As government systems and government-influenced systems increasingly break down and reveal their predatory, special-favor, immoral and inefficient gangland nature, creative people are starting to do the jobs themselves, and they’re getting things done without – shock! – forcing other people to pay for the things they want.
Case in point, the increasing number of reports about Oakland, California’s self-titled “Pothole Vigilantes,” who have begun handling so many road repairs, they’ve started their own website.
“Because the state is notoriously horrible at doing the jobs they claim to do, an anonymous group in Oakland, California has taken it upon themselves to fix the problem. Because fixing potholes without the approval of the state is illegal, these self-proclaimed ‘pothole vigilantes’ strike under the cover of darkness in the dead of the night.”
By “state,” Matt means the political sphere, in general, not just a single “state” as in the parlance of “United States of America.” We’re talking the generic, normative polis, and Oakland is a notoriously inefficient and messed-up polis, that’s for sure.
“What started as a mission between two friends quickly grew into a much larger movement that gained national attention and dozens of volunteers. In a short film posted this month to Facebook, residents of Oakland expressed their praise for the group in the comments below it.”
Indeed, Agorist offers numerous positive comments, including this:
“This is great! I’m thrilled that people take it upon themselves and just make it happen… I’m disheartened that our tax dollars and government neglect these issues. It costs so much less to prevent and patch these problems than it does to deal with lawsuits and harm caused by their existence in the first place.”
And he recalls something Caleb Tolin observed at MRCTV in 2018, and Matt Agorist reported in the same period:
“As TFTP reported in 2018, Domino’s Pizza took to solving pothole problems by encouraging customers to nominate their towns for pothole repairs at pavingforpizza.com. So far, they have gone to all 50 states and repaired roads in dozens of cities.”
Similarly, I reported in March about the neighborly efforts of rock star Rod Stewart, who joined his friends to fix the roads in his area.
And I also noted that this was how colonial America and ancient Brits handled their travel routes – not through the assumption of government/political control, the taking of land via eminent domain, and wasted tax money for “upkeep” that doesn’t match consumer interests, but through private property, neighborly recognition of travel needs, and respect.
As I wrote at the time:
“Local British farmers and peasants -- who had established privately-run, centuries-old access paths and roads permitting neighborly travel for sale of livestock and goods -- engaged in some of the first tax protests in that nation’s history as the Norman-sparked “enclosure movement” saw royal peers take over the lanes and mandate “maintenance fees” on the roads. That criminal takeover, by the way, was committed even as the royals grabbed private crop-acreage and shifted it to pastureland – a multi-generational offense that led to The Peasant’s Revolt of 1381, Jake Cade’s Rebellion of 1450, and even saw Thomas More criticize it in “Utopia,” published in 1516.”
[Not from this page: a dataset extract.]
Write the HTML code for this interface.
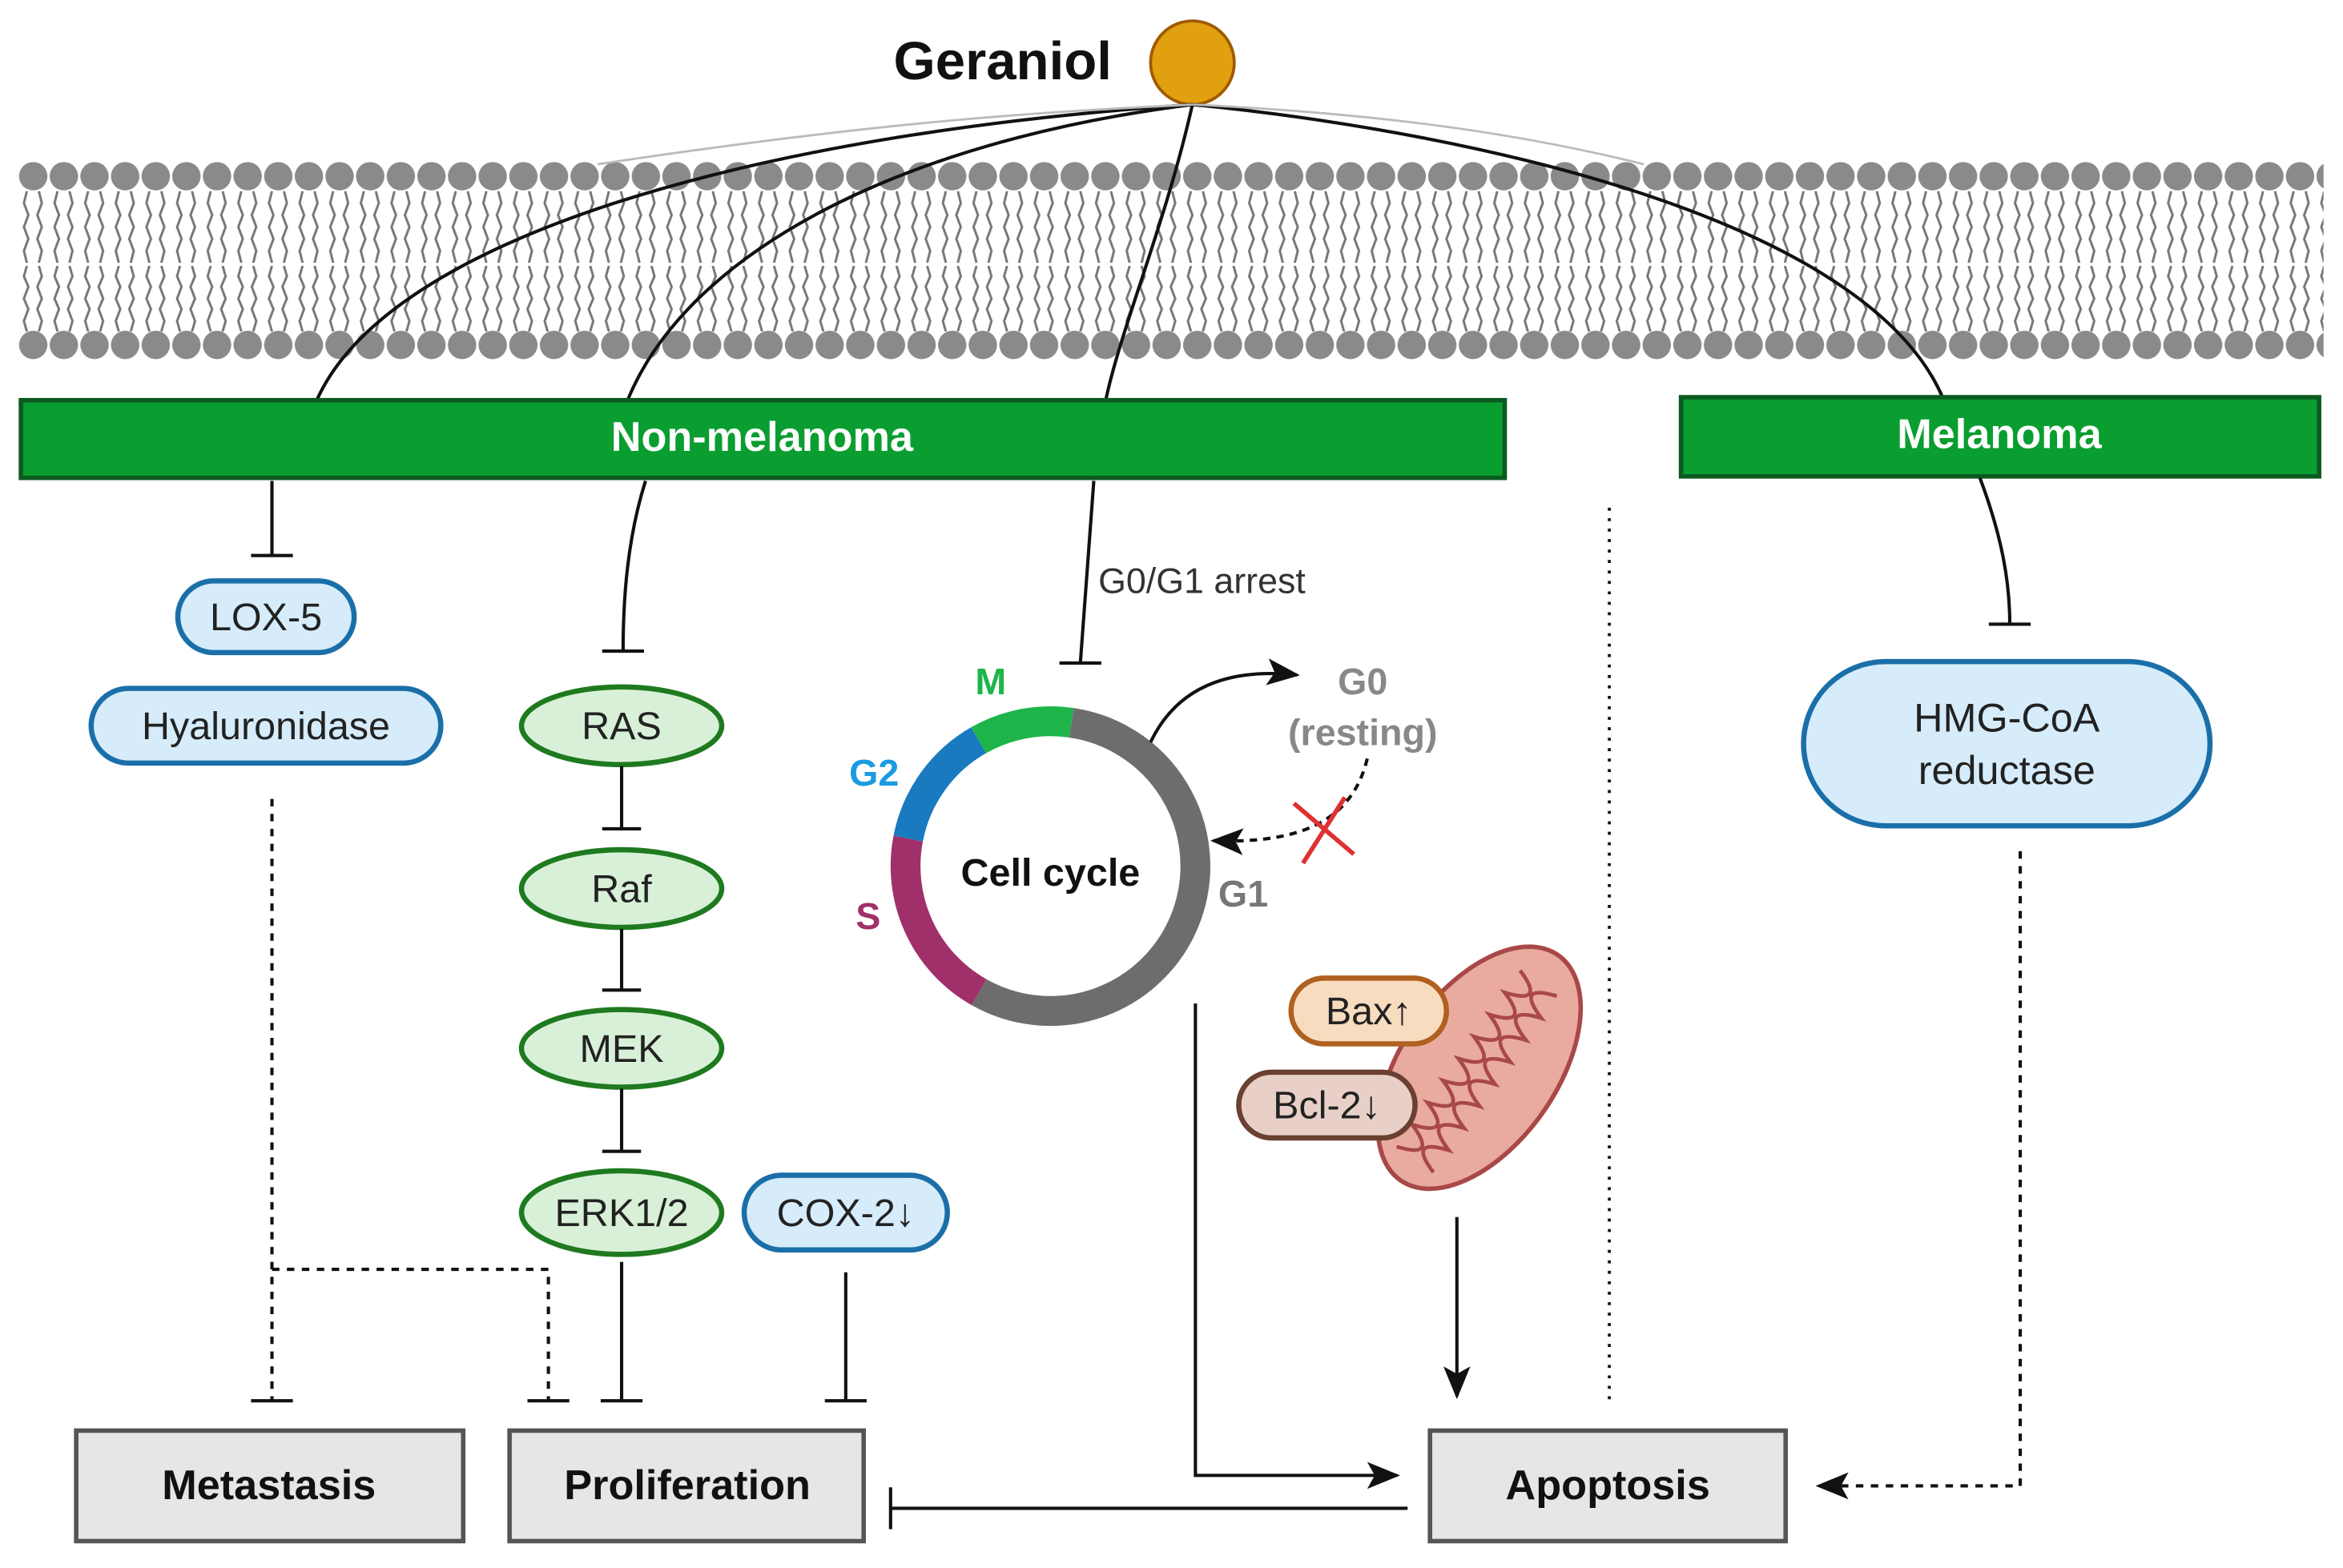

The Oakland-based “vigilantes” might not know they’re engaging in activity that has deep historical routes, but the results are being heralded by locals, just the same.
In fact, Oakland is not the only U.S. locale seeing fed-up civilians take to the streets to fix, rather than destroy (the opposite of BLM “protests”). Notes Agorist:
“Another perfect example of this very situation was in the news a few years ago on Hawaii’s Kauai Island, when private citizens performed a $4 million road repair job for free—in just 8 days. When a need arises in a community, people naturally come together and take care of what needs to be done; they don’t need someone forcing them to do it.”
One wonders how the politicians and bureaucrats view these private acts of initiative and goodness. After all, the vigilantes expose the inefficient bureaucratic system.
On the other, ceaselessly-failing government systems typically don’t die. They get more money, under the pretext that the added cash will help them “improve” – which they never do.
If you’re a fan of writer-director, Monty Python member Terry Gilliam’s groundbreaking take on “1984” entitled “Brazil,” you likely might be thinking of an early scene, in which we discover that the centralized, bureaucratic government is so pervasive and so sluggish, it controls the central heat and air-conditioning of every home and apartment, leaving our protagonist sweltering on a terrible night.
But Harry Tuttle, a vigilante air-conditioning-heating repairman (played by Robert DeNiro) swings in to do the job, acknowledging that he’s a privateer, and that the government turns a blind eye to his work as long as he keeps it hush-hush, himself.
“Wouldn’t it be simpler to work with Central Services?” asks the main character Sam Lowry (Jonathan Price).
“Ahh! I couldn’t stand the paperwork,” replies Tuttle, peaking through his balaclava as he works…
If we showed our neighbors more examples of this contemporary private initiative that better handles what are typically claimed to be “government jobs,” we might better break away from the inefficient and immoral government in the first place.
Better roads, lower taxes, and better neighbor-to-neighbor ties would result.